_EXERCISE AIM_
Using the listing below, please print exactly the lines from the one with "Output the web" through the one with "const eps20 = [0.053, 0.062, 0.051, 0.019, 0.001];". Leave out every picture.
[RECORDS FOR THE EXERCISE start]
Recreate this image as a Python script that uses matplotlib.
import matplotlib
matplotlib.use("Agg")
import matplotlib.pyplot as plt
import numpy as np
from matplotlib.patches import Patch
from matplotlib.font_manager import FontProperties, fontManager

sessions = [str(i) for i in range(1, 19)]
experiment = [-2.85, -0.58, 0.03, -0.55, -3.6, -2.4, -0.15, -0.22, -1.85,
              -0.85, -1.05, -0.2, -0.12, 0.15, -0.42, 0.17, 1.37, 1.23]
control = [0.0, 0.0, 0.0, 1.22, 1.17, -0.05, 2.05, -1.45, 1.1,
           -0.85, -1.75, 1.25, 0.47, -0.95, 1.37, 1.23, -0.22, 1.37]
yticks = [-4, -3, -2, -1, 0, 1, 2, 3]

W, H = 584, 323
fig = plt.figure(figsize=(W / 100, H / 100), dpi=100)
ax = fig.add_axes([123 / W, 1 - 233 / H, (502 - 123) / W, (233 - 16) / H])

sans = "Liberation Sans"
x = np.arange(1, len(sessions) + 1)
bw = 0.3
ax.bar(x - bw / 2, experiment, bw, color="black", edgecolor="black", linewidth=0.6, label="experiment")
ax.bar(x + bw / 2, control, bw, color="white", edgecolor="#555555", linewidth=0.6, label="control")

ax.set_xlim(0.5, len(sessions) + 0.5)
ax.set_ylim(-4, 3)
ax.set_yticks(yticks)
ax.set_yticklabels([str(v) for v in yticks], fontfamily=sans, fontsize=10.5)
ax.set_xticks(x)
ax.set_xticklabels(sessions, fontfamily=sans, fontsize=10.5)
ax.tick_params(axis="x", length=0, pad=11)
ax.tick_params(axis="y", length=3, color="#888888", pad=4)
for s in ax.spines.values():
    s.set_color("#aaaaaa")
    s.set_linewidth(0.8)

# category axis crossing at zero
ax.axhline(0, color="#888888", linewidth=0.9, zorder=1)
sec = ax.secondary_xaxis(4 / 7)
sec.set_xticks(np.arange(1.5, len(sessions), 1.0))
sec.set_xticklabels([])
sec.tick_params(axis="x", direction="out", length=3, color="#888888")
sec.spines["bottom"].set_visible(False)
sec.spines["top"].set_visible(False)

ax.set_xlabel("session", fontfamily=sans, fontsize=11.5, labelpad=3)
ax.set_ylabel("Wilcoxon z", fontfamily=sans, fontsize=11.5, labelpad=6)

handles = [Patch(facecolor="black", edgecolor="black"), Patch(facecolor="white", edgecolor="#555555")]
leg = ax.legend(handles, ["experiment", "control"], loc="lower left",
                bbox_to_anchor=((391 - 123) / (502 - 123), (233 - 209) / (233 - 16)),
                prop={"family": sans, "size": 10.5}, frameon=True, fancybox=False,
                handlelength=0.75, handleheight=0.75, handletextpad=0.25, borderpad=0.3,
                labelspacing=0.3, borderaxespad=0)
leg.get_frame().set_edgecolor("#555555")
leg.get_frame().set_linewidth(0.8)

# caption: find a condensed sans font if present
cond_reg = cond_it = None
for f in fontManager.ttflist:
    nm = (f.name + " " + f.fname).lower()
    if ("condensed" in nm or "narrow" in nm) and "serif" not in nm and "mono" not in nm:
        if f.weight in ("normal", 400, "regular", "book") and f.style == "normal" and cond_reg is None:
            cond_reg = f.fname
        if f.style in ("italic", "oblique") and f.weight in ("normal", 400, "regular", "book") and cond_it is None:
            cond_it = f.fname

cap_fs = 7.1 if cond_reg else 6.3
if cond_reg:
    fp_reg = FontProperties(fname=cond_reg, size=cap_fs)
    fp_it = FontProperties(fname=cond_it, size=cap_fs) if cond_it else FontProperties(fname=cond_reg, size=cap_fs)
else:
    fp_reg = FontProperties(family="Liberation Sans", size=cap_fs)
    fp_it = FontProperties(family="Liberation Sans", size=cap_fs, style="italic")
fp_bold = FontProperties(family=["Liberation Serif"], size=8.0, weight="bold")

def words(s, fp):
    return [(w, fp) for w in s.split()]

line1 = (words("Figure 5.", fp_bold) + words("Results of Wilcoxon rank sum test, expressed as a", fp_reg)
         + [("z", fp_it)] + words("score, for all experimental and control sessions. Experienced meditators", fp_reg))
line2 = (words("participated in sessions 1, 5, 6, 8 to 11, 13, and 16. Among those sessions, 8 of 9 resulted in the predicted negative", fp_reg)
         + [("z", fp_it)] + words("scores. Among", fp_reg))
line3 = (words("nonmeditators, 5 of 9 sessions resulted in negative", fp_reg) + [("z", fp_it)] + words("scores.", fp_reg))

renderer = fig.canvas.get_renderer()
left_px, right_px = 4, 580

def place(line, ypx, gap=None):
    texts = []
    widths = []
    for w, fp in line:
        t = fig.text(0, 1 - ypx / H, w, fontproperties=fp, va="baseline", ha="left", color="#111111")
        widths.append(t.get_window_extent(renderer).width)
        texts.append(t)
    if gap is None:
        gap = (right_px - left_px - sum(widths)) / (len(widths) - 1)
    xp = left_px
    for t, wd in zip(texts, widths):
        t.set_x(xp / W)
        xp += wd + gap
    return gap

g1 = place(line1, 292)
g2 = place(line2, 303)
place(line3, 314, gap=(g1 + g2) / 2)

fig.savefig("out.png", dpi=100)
[RECORDS FOR THE EXERCISE end]
[RECORDS FOR THE EXERCISE start]
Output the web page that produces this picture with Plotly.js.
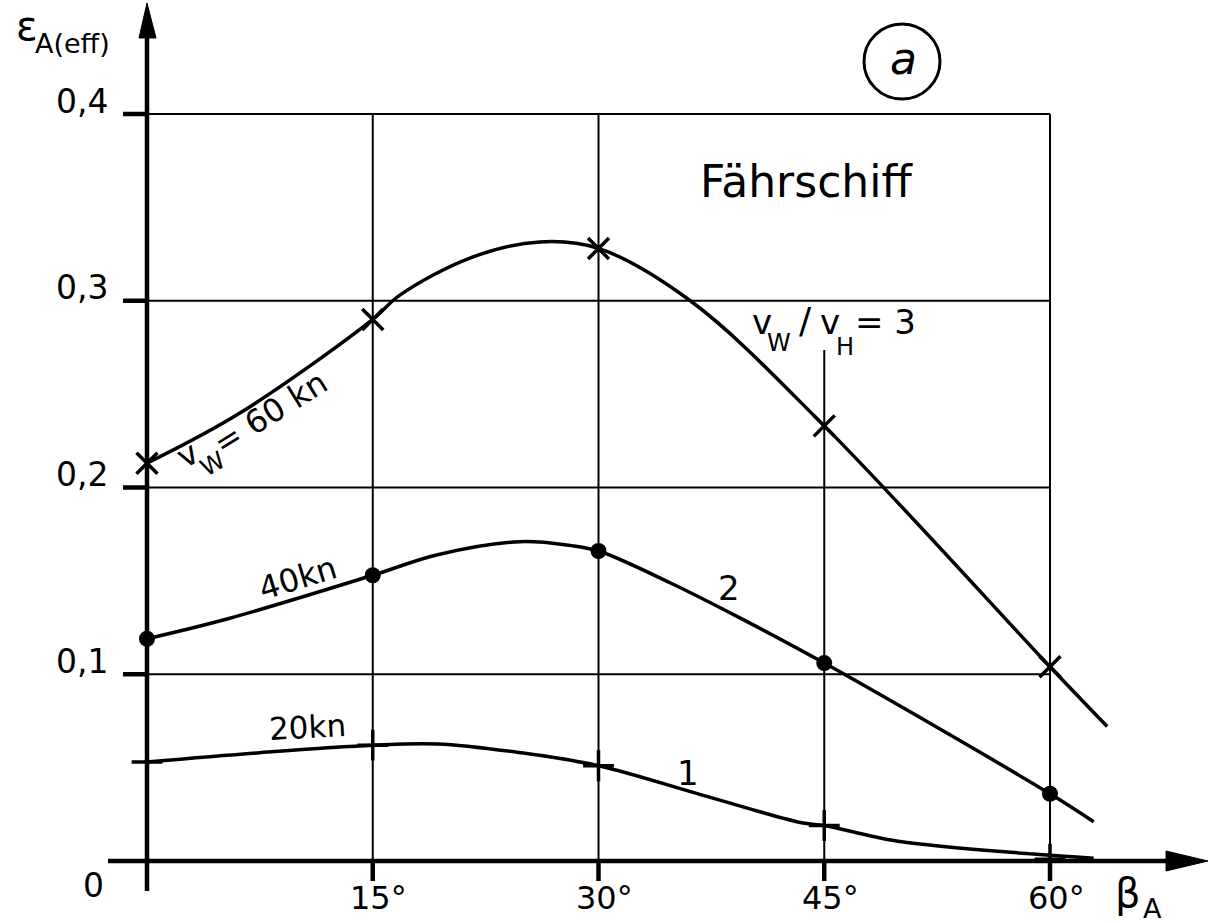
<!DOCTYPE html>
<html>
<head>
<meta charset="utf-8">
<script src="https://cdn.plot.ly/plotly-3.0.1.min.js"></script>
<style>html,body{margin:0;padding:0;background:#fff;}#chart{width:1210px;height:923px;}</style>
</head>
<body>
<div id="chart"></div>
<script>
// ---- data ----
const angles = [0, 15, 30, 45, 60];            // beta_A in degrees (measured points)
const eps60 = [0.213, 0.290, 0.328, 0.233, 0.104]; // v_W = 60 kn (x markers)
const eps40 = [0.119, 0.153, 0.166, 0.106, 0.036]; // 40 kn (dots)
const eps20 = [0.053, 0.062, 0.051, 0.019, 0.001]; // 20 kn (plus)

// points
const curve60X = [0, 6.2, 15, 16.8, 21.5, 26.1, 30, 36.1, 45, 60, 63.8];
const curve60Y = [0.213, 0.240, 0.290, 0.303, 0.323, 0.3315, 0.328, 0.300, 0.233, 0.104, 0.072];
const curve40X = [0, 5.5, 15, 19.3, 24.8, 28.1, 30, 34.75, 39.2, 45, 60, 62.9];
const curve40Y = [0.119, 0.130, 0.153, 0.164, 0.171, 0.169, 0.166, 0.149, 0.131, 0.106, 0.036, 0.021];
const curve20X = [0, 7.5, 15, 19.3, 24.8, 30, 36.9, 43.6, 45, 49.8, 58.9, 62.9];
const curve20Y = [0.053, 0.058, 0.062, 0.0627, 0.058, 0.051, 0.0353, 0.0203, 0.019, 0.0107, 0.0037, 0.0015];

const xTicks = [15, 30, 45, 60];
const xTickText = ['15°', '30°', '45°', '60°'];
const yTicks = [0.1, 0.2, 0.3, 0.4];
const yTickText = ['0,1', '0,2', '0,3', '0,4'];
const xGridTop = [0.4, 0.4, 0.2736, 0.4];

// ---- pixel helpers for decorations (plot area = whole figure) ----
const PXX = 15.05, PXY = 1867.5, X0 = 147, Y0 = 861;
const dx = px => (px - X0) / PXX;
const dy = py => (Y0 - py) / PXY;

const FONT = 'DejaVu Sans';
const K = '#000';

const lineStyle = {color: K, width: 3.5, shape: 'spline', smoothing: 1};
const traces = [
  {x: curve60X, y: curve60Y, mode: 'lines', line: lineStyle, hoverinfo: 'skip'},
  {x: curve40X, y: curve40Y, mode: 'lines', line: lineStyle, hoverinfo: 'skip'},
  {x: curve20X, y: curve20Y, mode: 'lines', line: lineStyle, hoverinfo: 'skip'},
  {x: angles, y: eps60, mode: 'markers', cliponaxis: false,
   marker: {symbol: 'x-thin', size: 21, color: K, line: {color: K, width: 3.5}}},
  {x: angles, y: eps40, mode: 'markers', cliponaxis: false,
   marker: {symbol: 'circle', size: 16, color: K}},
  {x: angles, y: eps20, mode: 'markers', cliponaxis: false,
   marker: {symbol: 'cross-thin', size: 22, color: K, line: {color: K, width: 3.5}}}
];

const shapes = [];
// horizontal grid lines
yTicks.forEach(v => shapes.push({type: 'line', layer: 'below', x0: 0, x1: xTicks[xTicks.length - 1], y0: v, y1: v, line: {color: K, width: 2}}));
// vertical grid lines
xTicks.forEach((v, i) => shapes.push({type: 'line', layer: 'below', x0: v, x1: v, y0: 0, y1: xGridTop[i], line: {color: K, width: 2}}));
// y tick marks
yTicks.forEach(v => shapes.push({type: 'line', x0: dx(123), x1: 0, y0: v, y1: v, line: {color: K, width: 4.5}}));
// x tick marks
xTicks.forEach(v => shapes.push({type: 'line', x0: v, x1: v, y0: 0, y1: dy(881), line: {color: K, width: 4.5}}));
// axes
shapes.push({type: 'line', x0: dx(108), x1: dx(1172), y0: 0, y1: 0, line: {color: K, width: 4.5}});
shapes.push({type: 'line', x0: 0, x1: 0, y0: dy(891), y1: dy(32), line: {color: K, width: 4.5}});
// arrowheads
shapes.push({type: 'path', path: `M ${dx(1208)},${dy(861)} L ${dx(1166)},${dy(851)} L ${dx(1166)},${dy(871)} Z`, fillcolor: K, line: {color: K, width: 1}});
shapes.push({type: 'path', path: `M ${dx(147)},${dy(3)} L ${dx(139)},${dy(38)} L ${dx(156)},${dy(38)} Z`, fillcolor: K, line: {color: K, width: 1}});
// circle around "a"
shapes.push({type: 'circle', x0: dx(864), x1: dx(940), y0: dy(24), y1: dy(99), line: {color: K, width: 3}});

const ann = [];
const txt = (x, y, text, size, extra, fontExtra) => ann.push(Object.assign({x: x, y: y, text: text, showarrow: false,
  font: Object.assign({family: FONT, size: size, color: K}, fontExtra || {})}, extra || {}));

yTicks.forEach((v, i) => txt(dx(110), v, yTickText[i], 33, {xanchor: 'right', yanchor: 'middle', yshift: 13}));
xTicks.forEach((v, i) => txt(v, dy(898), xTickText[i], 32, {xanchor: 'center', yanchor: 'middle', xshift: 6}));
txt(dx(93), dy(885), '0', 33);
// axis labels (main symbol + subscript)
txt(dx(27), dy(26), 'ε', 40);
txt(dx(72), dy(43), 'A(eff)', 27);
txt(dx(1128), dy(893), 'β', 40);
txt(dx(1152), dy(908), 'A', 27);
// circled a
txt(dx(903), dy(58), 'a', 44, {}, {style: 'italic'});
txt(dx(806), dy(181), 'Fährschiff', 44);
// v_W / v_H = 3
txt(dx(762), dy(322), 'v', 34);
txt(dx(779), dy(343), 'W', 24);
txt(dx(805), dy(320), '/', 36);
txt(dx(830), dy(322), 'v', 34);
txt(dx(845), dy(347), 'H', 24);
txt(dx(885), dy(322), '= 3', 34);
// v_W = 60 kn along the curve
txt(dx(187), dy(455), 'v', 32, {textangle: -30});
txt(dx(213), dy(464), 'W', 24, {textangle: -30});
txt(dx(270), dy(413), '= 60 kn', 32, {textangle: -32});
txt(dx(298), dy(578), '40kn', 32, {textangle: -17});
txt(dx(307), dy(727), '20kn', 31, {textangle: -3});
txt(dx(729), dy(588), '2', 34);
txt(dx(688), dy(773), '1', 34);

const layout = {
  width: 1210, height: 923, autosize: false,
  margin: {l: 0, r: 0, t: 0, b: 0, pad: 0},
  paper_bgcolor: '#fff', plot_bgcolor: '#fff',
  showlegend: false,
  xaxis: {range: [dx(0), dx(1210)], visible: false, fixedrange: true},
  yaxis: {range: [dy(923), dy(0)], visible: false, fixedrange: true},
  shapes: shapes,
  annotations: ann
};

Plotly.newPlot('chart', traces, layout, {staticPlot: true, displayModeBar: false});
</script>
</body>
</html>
[RECORDS FOR THE EXERCISE end]
_EXERCISE OUTPUT_
Output the web page that produces this picture with Plotly.js.
<!DOCTYPE html>
<html>
<head>
<meta charset="utf-8">
<script src="https://cdn.plot.ly/plotly-3.0.1.min.js"></script>
<style>html,body{margin:0;padding:0;background:#fff;}#chart{width:1210px;height:923px;}</style>
</head>
<body>
<div id="chart"></div>
<script>
// ---- data ----
const angles = [0, 15, 30, 45, 60];            // beta_A in degrees (measured points)
const eps60 = [0.213, 0.290, 0.328, 0.233, 0.104]; // v_W = 60 kn (x markers)
const eps40 = [0.119, 0.153, 0.166, 0.106, 0.036]; // 40 kn (dots)
const eps20 = [0.053, 0.062, 0.051, 0.019, 0.001]; // 20 kn (plus)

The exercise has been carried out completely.